The answer to the question “Can mighty Gonzaga finish off a perfect 2020-21 season and win the national title?” was a resounding “No.” The Zags were power-bombed by juggernaut Baylor on Monday night and went home with the memory of a 16-point loss and the title of national runners-up.

But that doesn’t mean we have to stop talking about the Zags' quest for perfection. Instead, we can look ahead. Mark Few’s program is on the verge of another influx of talent that includes five-star point guard Hunter Sallis and four-star big Kaden Perry, along with top prospect and the possible top pick in the 2022 NBA Draft, Chet Holmgen, who is thought to be heavily favoring the Bulldogs. Oh, there’s also the fact that North Carolina transfer Walker Kessler is seriously considering Spokane as a landing spot. For that reason, Monday night’s loss didn’t feel like the end as much as it did a brief stopping point.
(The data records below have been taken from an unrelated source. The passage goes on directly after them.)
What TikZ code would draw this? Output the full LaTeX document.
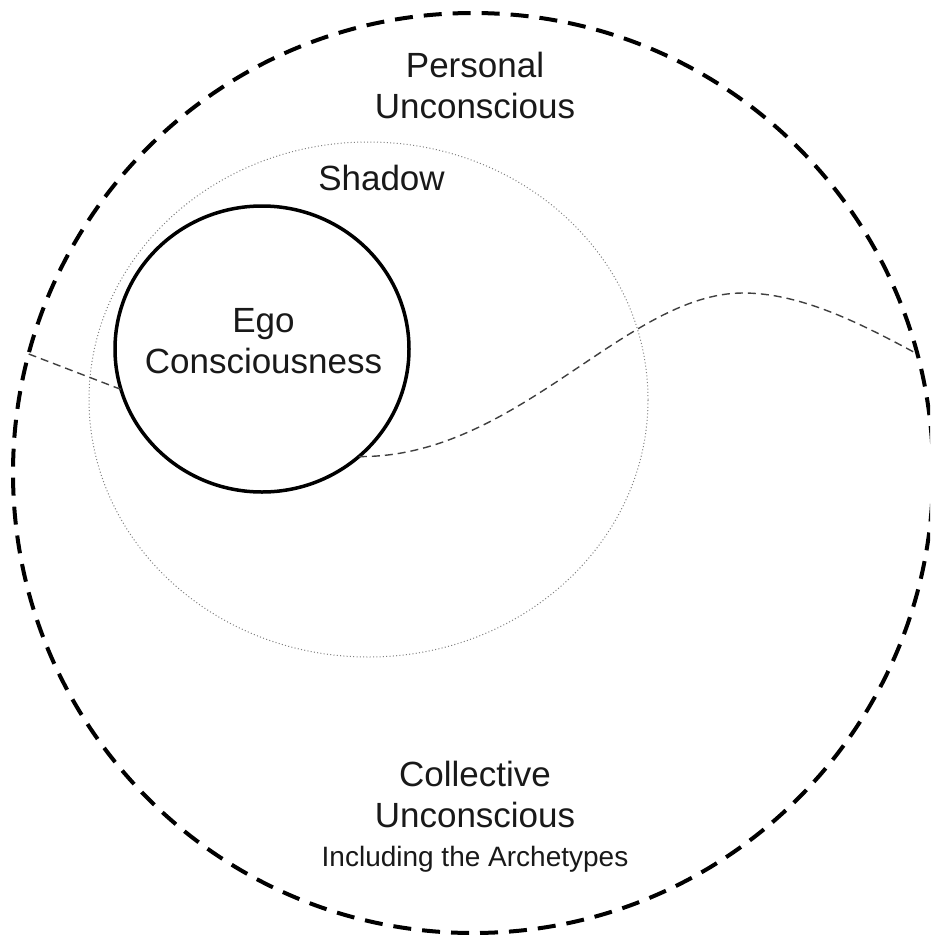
\documentclass[tikz,border=0pt]{standalone}
\usepackage{fontspec}
\setmainfont{Liberation Sans}
\usetikzlibrary{shapes.geometric}
\begin{document}
\begin{tikzpicture}[x=1pt,y=-1pt,
  ring/.style={ellipse, inner sep=0pt, outer sep=0pt},
  outerring/.style={ring, draw=black, line width=4pt, dash pattern=on 18pt off 11pt},
  shadowring/.style={ring, draw=black!50, line width=1pt, dash pattern=on 1pt off 2.3pt},
  egoring/.style={ring, draw=black, line width=3.5pt},
  thindash/.style={draw=black!75, line width=1.4pt, dash pattern=on 8pt off 5pt},
  lbl/.style={font=\fontsize{35}{41}\selectfont, align=center, anchor=base, inner sep=0pt, text=black!90},
  sublbl/.style={font=\fontsize{28}{33}\selectfont, anchor=base, inner sep=0pt, text=black!90}]
\useasboundingbox (0,0) rectangle (930,937);
\clip (0,0) rectangle (930,937);
\fill[white] (0,0) rectangle (930,937);
\node[outerring, minimum width=920pt, minimum height=920pt] (pu) at (473,473) {};
\node[shadowring, minimum width=559pt, minimum height=515pt] (sh) at (368.5,399.5) {};
\node[egoring, minimum width=294pt, minimum height=286pt] (ego) at (262,349) {};
\coordinate (peak) at (743,293);
\draw[thindash] (pu.165.4) -- (ego.196.8);
\draw[thindash] (ego.312.8) .. controls (517,458) and (626,293) .. (peak)
  .. controls (800,293) and (858,322) .. (pu.15);
\node[lbl] (putext) at (475,118) {Personal\\Unconscious};
\node[lbl] (shtext) at (381.5,190) {Shadow};
\node[lbl] (egotext) at (263.5,373) {Ego\\Consciousness};
\node[lbl] (cutext) at (475,827) {Collective\\Unconscious};
\node[sublbl] (arch) at (475,866) {Including the Archetypes};
\end{tikzpicture}
\end{document}
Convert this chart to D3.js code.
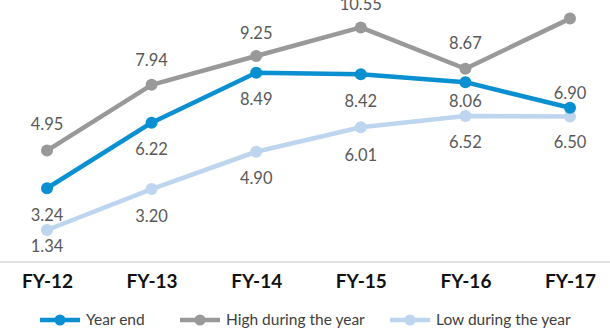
<!DOCTYPE html>
<html>
<head>
<meta charset="utf-8">
<script src="https://cdn.jsdelivr.net/npm/d3@7"></script>
<style>
  html, body { margin: 0; padding: 0; background: #fff; }
  svg { display: block; font-family: Lato, "Open Sans", sans-serif; }
</style>
</head>
<body>
<script>
const categories = ['FY-12', 'FY-13', 'FY-14', 'FY-15', 'FY-16', 'FY-17']
const yearEnd = [3.24, 6.22, 8.49, 8.42, 8.06, 6.90]
const highYear = [4.95, 7.94, 9.25, 10.55, 8.67, 10.95]
const lowYear = [1.34, 3.20, 4.90, 6.01, 6.52, 6.50]
const seriesNames = ['Year end', 'High during the year', 'Low during the year']

const width = 610
const height = 331

const series = [
  { name: seriesNames[0], values: yearEnd, color: '#0a8fd0', dy: [27, 27, 27, 27, 19, -14] },
  { name: seriesNames[1], values: highYear, color: '#999999', dy: [-26, -25, -23, -23, -26, -26] },
  { name: seriesNames[2], values: lowYear, color: '#bdd5ee', dy: [16, 27, 27, 28, 26, 26] }
]

const svg = d3.select('body').append('svg')
  .attr('width', width)
  .attr('height', height)

const x = d3.scalePoint()
  .domain(categories)
  .range([47, 570])

const y = d3.scaleLinear()
  .domain([0, 12])
  .range([259.5, -4.5])

// unit label, mostly off the top edge (as in the source)
svg.append('text')
  .attr('x', 12)
  .attr('y', -3)
  .attr('font-size', 15)
  .attr('fill', '#333')
  .text('(in Rs.)')

// baseline
svg.append('line')
  .attr('x1', 0).attr('x2', width)
  .attr('y1', 262).attr('y2', 262)
  .attr('stroke', '#d9d9d9')
  .attr('stroke-width', 1.5)

const xAxis = svg.append('g')
  .attr('transform', 'translate(0, 262)')
  .call(d3.axisBottom(x).tickSize(0).tickPadding(13))
xAxis.select('.domain').remove()
xAxis.selectAll('text')
  .attr('font-family', 'Lato, sans-serif')
  .attr('font-size', 19)
  .attr('font-weight', 'bold')
  .attr('fill', '#111')

const line = d3.line()
  .x((d, i) => x(categories[i]))
  .y(d => y(d))

// draw back to front: low, high, year end
const order = [series[2], series[1], series[0]]
order.forEach(s => {
  const g = svg.append('g')
  g.append('path')
    .datum(s.values)
    .attr('d', line)
    .attr('fill', 'none')
    .attr('stroke', s.color)
    .attr('stroke-width', 4.5)
    .attr('stroke-linejoin', 'round')
  g.selectAll('circle')
    .data(s.values)
    .join('circle')
    .attr('cx', (d, i) => x(categories[i]))
    .attr('cy', d => y(d))
    .attr('r', 6)
    .attr('fill', s.color)
})

order.forEach(s => {
  svg.append('g')
    .selectAll('text')
    .data(s.values)
    .join('text')
    .attr('x', (d, i) => x(categories[i]))
    .attr('y', (d, i) => y(d) + s.dy[i])
    .attr('dy', '0.35em')
    .attr('text-anchor', 'middle')
    .attr('font-size', 16.5)
    .attr('fill', '#595959')
    .text(d => d.toFixed(2))
})

// legend
const legendX = [40, 180, 390]
const legend = svg.append('g')
  .attr('transform', 'translate(0, 320)')
series.forEach((s, i) => {
  const g = legend.append('g')
    .attr('transform', `translate(${legendX[i]}, 0)`)
  g.append('line')
    .attr('x1', 0).attr('x2', 40)
    .attr('stroke', s.color)
    .attr('stroke-width', 4.5)
  g.append('circle')
    .attr('cx', 20)
    .attr('r', 5.5)
    .attr('fill', s.color)
  g.append('text')
    .attr('x', 46)
    .attr('dy', '0.35em')
    .attr('font-size', 15.5)
    .attr('fill', '#404040')
    .text(s.name)
})
</script>
</body>
</html>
The can-they-run-the-table discussion isn’t dead. It’s simply on hold for a couple months. Few’s best recruiting haul of all time will add to a roster with some nice leftover pieces in place despite Jalen Suggs, Corey Kispert and Joel Ayayi likely departing for the NBA. Standouts Drew Timme and Andrew Nembhard could very well end up back in Spokane in 2022. If that happens, we can neatly pick up the Gonzaga narrative right where it left off Monday.